Posted by: Jack | Mar 7, 2011 8:31:41 PM

Dave... Do you have any cover on your iPad? Just curious if there was room for it in that area of this bag with one of those covers that Leila had on hers (and which I have on mine since day 1).

Let me know

Posted by: Val | Mar 8, 2011 3:34:53 AM

Bail a... He's a doctor. They have their own fashion rules. ;-)

Joe... Thanks! I hope you add this bag to your collection too.

Val... I have the standard apple flip cover. Plenty of room in the classic but I think it would be too tight for the mini.

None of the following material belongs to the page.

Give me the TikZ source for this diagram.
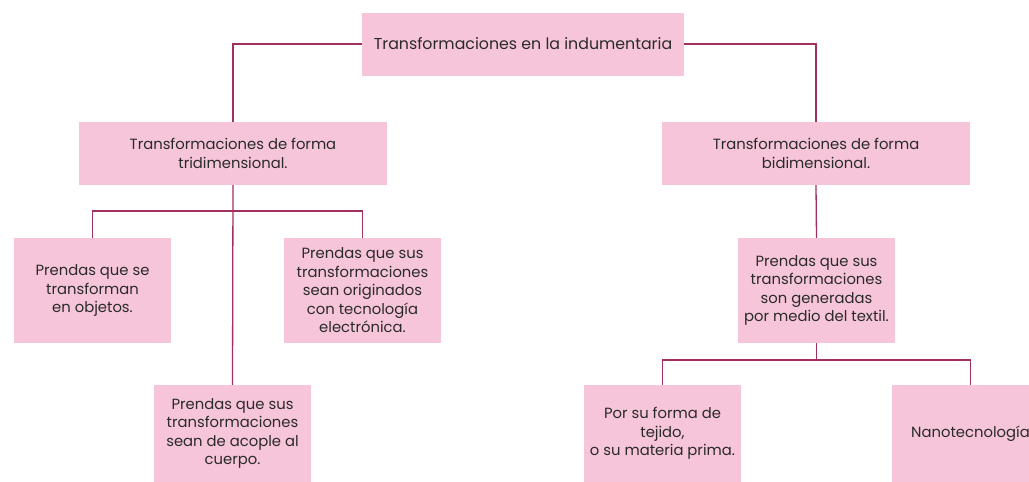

Posted by: Treppenwitz | Mar 8, 2011 5:59:38 AM

It's not a purse, It's EUROPEAN!

Posted by: jerry seinfeld | Mar 8, 2011 3:37:05 PM

you, sir, are WAY to cool to be on the interntz. this goes for all the posts above this as well, i just visited your site after quite some time and was so impressed i had to send a fan letter, which is what this is, no more, no less. i think one of the reasons i don't visit so often is that there's so little, imo, to criticize! rock on in peace and good health, and may the creator of this weird universe bestow upon you many more pleasantly unexpected "easter eggs" like this swedish pack.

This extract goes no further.